Code that draws figures
┄┄┄┄┄┄┄┄┄┄┄┄┄┄┄┄┄┄┄┄

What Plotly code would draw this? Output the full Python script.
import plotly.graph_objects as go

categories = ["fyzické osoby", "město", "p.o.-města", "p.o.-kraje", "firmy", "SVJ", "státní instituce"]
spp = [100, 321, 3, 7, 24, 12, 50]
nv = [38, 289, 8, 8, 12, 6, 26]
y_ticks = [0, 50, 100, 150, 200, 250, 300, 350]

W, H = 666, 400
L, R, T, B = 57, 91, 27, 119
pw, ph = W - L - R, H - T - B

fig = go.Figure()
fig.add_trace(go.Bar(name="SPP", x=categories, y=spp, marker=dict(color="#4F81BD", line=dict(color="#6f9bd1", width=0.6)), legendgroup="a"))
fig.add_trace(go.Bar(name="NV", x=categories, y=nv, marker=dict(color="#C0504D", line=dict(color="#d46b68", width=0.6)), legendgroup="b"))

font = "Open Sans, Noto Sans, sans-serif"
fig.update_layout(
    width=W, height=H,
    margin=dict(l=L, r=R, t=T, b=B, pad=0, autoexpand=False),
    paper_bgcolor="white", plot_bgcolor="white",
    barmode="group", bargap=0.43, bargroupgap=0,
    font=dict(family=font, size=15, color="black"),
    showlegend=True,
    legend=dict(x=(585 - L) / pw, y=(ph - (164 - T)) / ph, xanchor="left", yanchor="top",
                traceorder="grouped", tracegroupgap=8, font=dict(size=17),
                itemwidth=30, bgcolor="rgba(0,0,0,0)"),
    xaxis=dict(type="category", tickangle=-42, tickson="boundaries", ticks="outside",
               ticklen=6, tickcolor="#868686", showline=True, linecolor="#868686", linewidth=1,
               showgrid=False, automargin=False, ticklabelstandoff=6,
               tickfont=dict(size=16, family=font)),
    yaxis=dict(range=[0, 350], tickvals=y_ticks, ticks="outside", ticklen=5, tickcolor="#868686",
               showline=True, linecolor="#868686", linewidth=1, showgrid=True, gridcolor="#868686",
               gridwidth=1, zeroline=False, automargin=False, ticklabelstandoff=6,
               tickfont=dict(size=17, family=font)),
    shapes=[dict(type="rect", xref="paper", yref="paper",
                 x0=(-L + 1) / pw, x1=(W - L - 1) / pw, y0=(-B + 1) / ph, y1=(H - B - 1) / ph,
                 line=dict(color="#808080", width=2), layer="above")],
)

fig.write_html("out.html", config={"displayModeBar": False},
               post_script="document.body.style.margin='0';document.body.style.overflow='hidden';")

┄┄┄┄┄┄┄┄┄┄┄┄┄┄┄┄┄┄┄┄

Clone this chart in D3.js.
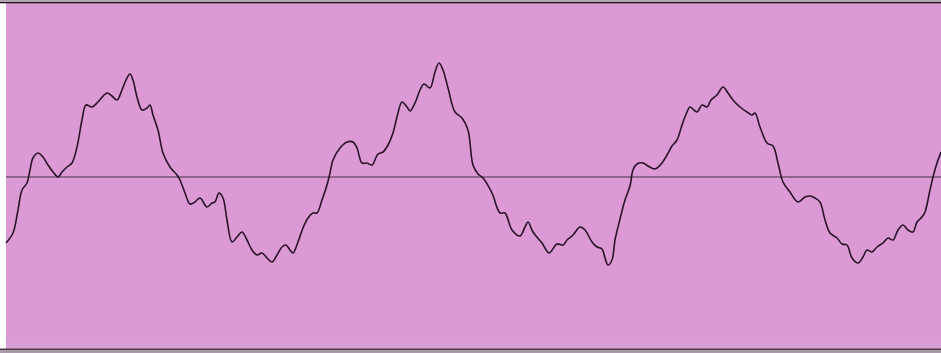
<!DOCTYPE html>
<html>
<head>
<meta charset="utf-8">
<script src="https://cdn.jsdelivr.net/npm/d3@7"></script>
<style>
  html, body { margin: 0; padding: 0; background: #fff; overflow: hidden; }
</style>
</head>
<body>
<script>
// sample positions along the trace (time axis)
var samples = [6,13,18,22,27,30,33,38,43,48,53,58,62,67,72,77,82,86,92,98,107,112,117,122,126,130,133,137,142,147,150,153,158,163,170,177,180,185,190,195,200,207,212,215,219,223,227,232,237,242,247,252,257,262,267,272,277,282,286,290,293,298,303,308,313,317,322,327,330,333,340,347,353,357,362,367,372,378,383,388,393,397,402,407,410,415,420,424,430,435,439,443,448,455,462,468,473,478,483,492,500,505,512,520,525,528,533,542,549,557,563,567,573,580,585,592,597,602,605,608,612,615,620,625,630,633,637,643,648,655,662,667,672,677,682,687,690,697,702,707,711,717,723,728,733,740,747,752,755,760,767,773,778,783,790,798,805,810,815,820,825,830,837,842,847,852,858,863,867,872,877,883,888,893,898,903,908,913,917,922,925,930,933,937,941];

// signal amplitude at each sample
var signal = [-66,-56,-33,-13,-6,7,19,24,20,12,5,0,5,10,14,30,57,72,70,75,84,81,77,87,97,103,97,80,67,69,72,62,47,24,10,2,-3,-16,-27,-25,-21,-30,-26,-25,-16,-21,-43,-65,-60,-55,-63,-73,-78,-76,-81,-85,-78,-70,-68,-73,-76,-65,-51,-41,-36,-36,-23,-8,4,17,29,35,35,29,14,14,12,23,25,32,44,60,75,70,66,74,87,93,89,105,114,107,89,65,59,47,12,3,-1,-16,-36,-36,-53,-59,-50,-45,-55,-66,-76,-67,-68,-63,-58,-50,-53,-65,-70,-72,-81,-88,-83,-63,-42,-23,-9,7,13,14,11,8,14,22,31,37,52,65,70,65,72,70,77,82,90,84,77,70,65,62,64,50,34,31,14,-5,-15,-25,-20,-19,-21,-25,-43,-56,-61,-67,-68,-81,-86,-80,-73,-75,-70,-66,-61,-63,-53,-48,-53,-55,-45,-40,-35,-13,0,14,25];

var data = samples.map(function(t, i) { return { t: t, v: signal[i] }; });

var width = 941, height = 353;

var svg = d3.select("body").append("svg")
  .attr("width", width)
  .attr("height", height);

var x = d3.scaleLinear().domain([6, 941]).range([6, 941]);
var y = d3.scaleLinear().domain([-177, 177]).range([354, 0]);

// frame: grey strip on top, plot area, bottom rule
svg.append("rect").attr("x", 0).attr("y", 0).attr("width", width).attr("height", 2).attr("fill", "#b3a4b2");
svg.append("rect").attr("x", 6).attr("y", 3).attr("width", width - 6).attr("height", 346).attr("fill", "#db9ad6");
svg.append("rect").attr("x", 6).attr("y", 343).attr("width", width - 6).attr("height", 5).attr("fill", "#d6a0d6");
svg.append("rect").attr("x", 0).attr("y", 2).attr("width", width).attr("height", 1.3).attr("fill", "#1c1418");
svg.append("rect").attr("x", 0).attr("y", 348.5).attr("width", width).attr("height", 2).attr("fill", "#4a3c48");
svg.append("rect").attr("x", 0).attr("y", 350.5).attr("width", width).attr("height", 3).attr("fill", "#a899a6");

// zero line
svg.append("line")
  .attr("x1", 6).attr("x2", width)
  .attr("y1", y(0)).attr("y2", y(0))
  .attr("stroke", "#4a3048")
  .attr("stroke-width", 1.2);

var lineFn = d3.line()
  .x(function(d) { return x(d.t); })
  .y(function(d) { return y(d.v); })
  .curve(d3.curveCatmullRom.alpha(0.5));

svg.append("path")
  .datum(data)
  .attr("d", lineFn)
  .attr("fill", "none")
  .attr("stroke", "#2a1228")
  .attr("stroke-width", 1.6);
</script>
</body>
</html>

┄┄┄┄┄┄┄┄┄┄┄┄┄┄┄┄┄┄┄┄

__Exercise details__: Nothing but the lines from the line that contains "What Plotly code" through the line that contains "import plotly.graph_objects as go" should be given again, each exactly as it stands, both ends included.

__Task result__:
What Plotly code would draw this? Output the full Python script.
import plotly.graph_objects as go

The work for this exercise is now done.